On the grotesque obsession with accomplished women's fertility

Rebecca Solnit is a brilliant writer whose essay Men Explain Things to Me sparked the discourse about "mansplaining" and whose 2009 book A Paradise Built in Hell is one of the best history books I've ever read — so why do so many interviewers want to talk to her about the fact that she chose not to have babies?

In her latest Easy Chair column for Harper's, Solnit describes several incidents in which interviewers insisted on drilling her on the topic, and notes that the phenomenon isn't limited to her alone: during the Q&A on a talk she gave about Virginia Woolf, the audience were fascinated by the question of why Woolf chose not to become a mother. This is curious, Solnit notes, because "many people have children; only one made To the Lighthouse and The Waves, and we were discussing Woolf because of the books, not the babies."

Solnit investigates the phenomenon with her characteristic brilliance, linking it to pop philosophical notions of happiness, and noting that discussion of Snowden's actions were dominated by the question of why someone would leave a good job and a nice home in Hawaii and a relationship with a smart, beautiful woman to reveal the criminality of the US government and its partners.

There is a paradox at the heart of the happiness question. Todd Kashdan, a psychology professor at George Mason University, reported a few years ago on studies that concluded that people who think being happy is important are more likely to become depressed: "Organizing your life around trying to become happier, making happiness the primary objective of life, gets in the way of actually becoming happy."
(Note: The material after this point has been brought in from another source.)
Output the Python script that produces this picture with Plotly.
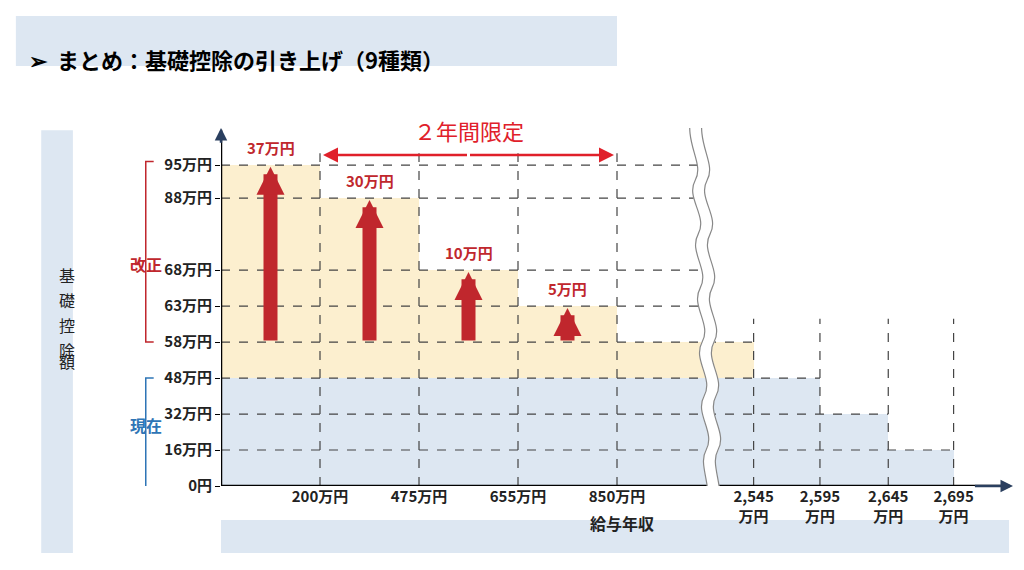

I did finally have my rabbinical moment in Britain. After the jet lag was over, I was interviewed onstage by a woman with a plummy, fluting accent. "So," she trilled, "you've been wounded by humanity and fled to the landscape for refuge." The implication was clear: I was an exceptionally sorry specimen on display, an outlier in the herd. I turned to the audience and asked, "Have any of you ever been wounded by humanity?" They laughed with me; in that moment, we knew that we were all weird, all in this together, and that addressing our own suffering, while learning not to inflict it on others, is part of the work we're all here to do. So is love, which comes in so many forms and can be directed at so many things. There are many questions in life worth asking, but perhaps if we're wise we can understand that not every question needs an answer.